=== The request ===
Starting at the first line of the data, print each line verbatim up to and including the line bearing "const rightAxisTitle = 'Additional", omitting pictures.

=== Given material ===
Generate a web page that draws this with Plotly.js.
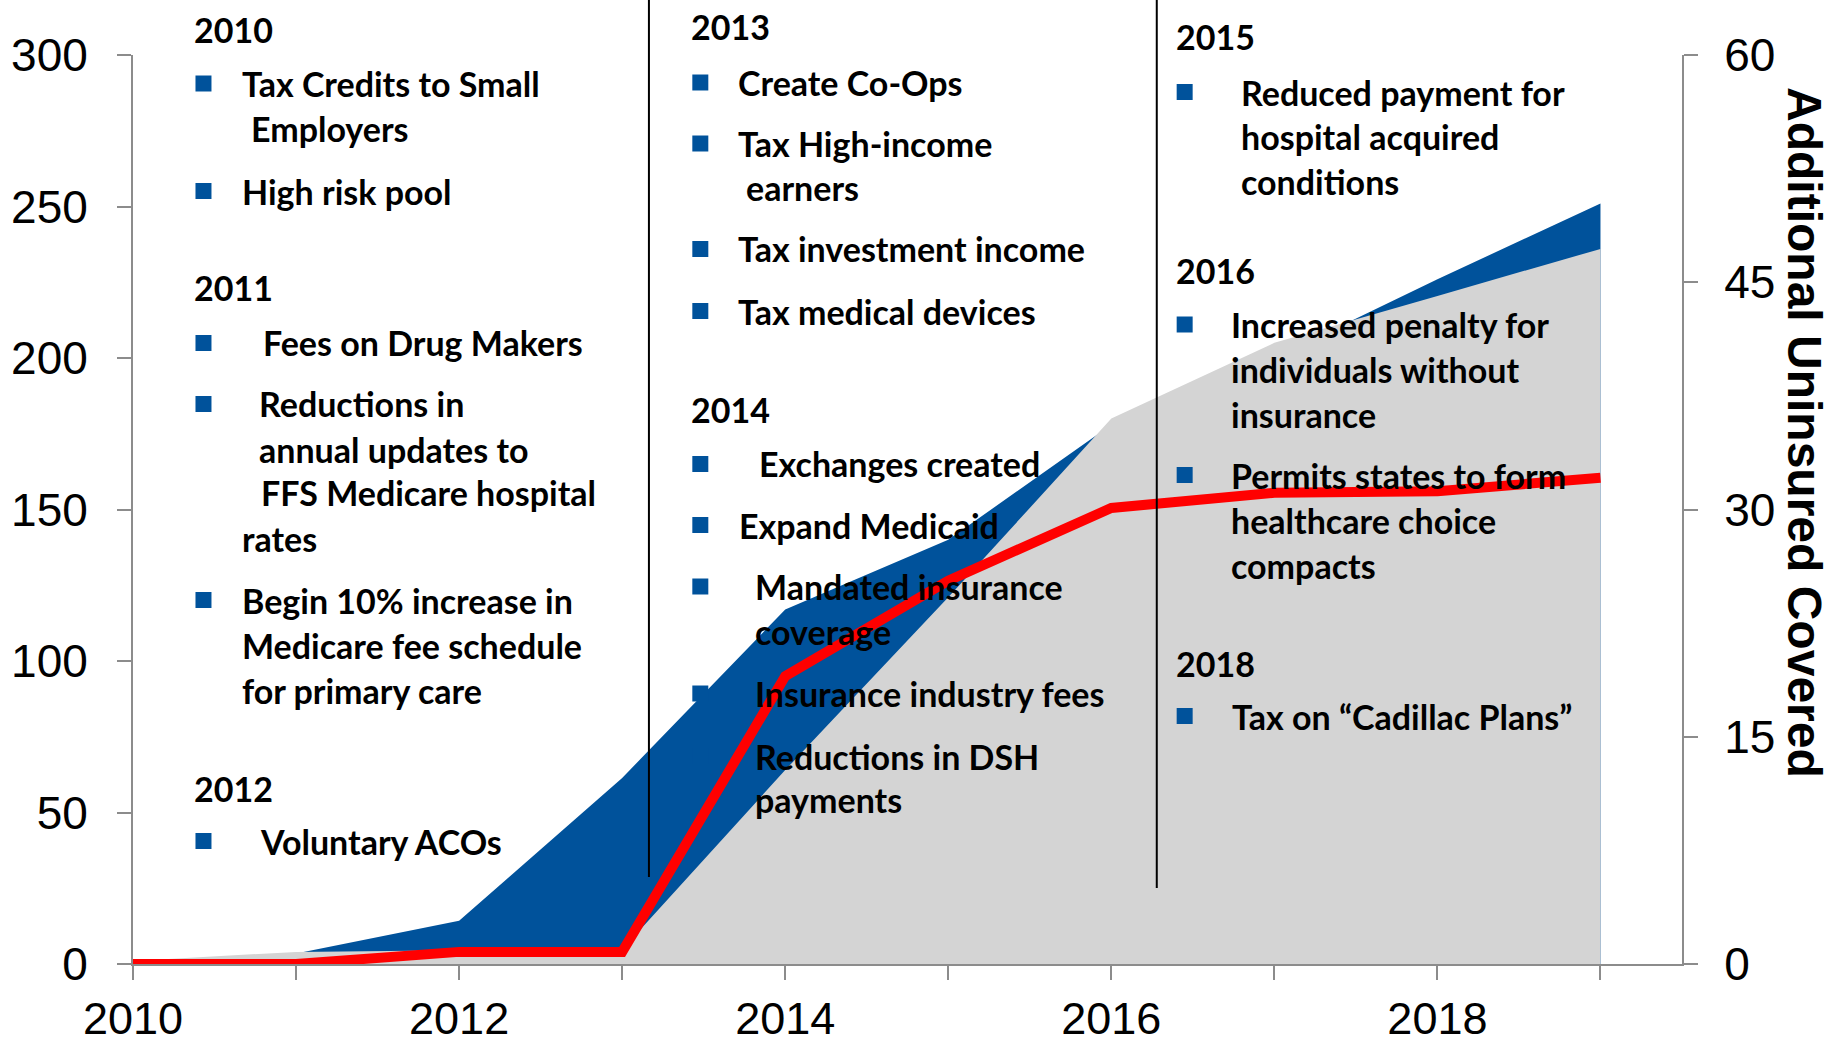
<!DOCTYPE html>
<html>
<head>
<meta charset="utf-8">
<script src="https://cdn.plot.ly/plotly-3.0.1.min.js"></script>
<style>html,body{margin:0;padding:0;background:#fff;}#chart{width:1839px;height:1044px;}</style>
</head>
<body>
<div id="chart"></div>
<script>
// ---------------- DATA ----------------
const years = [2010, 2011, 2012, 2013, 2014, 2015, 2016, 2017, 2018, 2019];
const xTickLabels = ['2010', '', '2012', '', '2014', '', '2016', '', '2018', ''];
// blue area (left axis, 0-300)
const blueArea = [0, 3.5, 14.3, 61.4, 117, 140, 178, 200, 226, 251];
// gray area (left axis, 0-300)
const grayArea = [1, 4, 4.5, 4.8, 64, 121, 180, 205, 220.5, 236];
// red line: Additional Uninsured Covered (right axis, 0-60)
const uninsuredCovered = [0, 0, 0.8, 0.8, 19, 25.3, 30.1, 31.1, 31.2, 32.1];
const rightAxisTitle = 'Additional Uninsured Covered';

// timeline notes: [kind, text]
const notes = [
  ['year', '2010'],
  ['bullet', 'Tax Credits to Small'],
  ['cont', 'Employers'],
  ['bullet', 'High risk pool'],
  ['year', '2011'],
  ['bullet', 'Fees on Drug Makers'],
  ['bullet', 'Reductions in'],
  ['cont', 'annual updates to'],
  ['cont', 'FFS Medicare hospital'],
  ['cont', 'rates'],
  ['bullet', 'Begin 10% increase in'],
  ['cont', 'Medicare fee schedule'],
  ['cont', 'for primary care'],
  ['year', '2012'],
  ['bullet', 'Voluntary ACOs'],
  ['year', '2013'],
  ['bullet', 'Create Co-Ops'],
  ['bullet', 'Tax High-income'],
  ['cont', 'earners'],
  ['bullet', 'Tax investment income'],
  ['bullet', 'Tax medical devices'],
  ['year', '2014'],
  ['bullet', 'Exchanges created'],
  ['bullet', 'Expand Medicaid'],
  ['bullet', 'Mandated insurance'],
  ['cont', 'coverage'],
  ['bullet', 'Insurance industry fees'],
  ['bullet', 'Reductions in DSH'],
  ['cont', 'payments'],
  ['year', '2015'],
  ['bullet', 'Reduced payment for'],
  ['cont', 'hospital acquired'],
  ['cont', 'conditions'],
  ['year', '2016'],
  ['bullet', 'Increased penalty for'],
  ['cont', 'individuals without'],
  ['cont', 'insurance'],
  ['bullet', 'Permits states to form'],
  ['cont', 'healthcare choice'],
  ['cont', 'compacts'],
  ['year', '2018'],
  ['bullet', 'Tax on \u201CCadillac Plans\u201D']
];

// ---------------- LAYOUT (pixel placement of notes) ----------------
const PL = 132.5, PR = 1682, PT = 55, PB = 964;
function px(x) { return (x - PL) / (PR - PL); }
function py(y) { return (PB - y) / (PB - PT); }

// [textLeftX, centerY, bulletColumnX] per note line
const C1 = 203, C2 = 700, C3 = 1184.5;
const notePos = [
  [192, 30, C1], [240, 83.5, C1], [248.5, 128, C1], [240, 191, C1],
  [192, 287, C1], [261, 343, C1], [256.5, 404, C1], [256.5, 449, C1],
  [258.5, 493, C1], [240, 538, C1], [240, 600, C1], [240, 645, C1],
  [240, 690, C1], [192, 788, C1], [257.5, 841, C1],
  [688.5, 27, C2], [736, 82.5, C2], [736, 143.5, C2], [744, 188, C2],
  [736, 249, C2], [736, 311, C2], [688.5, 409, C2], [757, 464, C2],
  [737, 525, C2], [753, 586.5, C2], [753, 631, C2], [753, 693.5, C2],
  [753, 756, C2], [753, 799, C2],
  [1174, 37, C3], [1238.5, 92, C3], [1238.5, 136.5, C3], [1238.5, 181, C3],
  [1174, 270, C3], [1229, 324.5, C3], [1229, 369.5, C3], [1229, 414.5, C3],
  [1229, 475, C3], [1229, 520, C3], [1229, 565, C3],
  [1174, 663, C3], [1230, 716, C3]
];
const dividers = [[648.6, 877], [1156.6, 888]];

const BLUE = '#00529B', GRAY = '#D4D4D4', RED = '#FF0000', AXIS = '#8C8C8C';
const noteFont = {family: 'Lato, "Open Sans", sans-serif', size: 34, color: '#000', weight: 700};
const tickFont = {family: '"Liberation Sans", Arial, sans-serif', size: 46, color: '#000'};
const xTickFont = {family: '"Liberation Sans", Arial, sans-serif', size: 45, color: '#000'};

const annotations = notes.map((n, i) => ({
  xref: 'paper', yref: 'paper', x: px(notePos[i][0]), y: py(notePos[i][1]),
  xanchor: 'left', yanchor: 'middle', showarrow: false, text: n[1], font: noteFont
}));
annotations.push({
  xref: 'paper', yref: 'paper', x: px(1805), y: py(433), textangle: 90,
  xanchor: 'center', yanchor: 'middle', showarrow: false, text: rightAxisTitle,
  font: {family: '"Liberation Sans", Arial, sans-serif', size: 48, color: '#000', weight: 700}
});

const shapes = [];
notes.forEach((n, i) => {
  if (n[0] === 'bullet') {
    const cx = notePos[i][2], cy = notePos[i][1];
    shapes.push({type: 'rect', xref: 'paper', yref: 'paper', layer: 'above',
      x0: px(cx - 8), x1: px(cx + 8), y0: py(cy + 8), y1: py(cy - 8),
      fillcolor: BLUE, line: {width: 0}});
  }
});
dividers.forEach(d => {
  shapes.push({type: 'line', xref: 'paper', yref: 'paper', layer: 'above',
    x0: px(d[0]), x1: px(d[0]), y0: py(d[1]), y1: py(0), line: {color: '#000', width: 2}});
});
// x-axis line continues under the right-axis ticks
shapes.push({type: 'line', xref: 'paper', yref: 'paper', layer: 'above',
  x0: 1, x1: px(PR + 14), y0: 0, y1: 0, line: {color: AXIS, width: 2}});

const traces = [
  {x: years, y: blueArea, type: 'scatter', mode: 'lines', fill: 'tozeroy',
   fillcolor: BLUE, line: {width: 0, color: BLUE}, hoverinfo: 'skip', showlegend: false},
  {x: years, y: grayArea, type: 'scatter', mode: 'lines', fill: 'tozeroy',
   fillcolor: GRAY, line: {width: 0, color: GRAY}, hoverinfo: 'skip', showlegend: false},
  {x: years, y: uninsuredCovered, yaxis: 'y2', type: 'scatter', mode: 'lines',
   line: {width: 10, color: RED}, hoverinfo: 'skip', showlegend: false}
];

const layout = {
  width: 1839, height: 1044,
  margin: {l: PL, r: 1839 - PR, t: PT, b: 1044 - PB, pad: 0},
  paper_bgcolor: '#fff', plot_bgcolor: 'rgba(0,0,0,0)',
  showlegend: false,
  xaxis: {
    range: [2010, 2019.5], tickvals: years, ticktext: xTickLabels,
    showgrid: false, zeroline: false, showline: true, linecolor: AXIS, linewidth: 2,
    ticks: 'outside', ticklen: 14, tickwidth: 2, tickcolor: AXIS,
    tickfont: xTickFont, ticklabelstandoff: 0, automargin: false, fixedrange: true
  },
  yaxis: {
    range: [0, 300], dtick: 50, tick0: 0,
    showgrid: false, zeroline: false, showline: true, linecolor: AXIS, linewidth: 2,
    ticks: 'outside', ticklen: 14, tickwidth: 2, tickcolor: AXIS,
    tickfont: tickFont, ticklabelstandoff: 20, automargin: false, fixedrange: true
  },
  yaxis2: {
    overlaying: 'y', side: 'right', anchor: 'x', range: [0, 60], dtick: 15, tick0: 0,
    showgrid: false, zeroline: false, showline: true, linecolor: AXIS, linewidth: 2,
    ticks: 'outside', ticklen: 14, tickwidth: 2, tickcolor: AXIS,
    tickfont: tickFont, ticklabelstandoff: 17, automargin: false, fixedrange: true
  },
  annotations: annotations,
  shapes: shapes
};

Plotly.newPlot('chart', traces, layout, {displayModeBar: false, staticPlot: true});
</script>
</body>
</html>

=== Correct answer ===
Generate a web page that draws this with Plotly.js.
<!DOCTYPE html>
<html>
<head>
<meta charset="utf-8">
<script src="https://cdn.plot.ly/plotly-3.0.1.min.js"></script>
<style>html,body{margin:0;padding:0;background:#fff;}#chart{width:1839px;height:1044px;}</style>
</head>
<body>
<div id="chart"></div>
<script>
// ---------------- DATA ----------------
const years = [2010, 2011, 2012, 2013, 2014, 2015, 2016, 2017, 2018, 2019];
const xTickLabels = ['2010', '', '2012', '', '2014', '', '2016', '', '2018', ''];
// blue area (left axis, 0-300)
const blueArea = [0, 3.5, 14.3, 61.4, 117, 140, 178, 200, 226, 251];
// gray area (left axis, 0-300)
const grayArea = [1, 4, 4.5, 4.8, 64, 121, 180, 205, 220.5, 236];
// red line: Additional Uninsured Covered (right axis, 0-60)
const uninsuredCovered = [0, 0, 0.8, 0.8, 19, 25.3, 30.1, 31.1, 31.2, 32.1];
const rightAxisTitle = 'Additional Uninsured Covered';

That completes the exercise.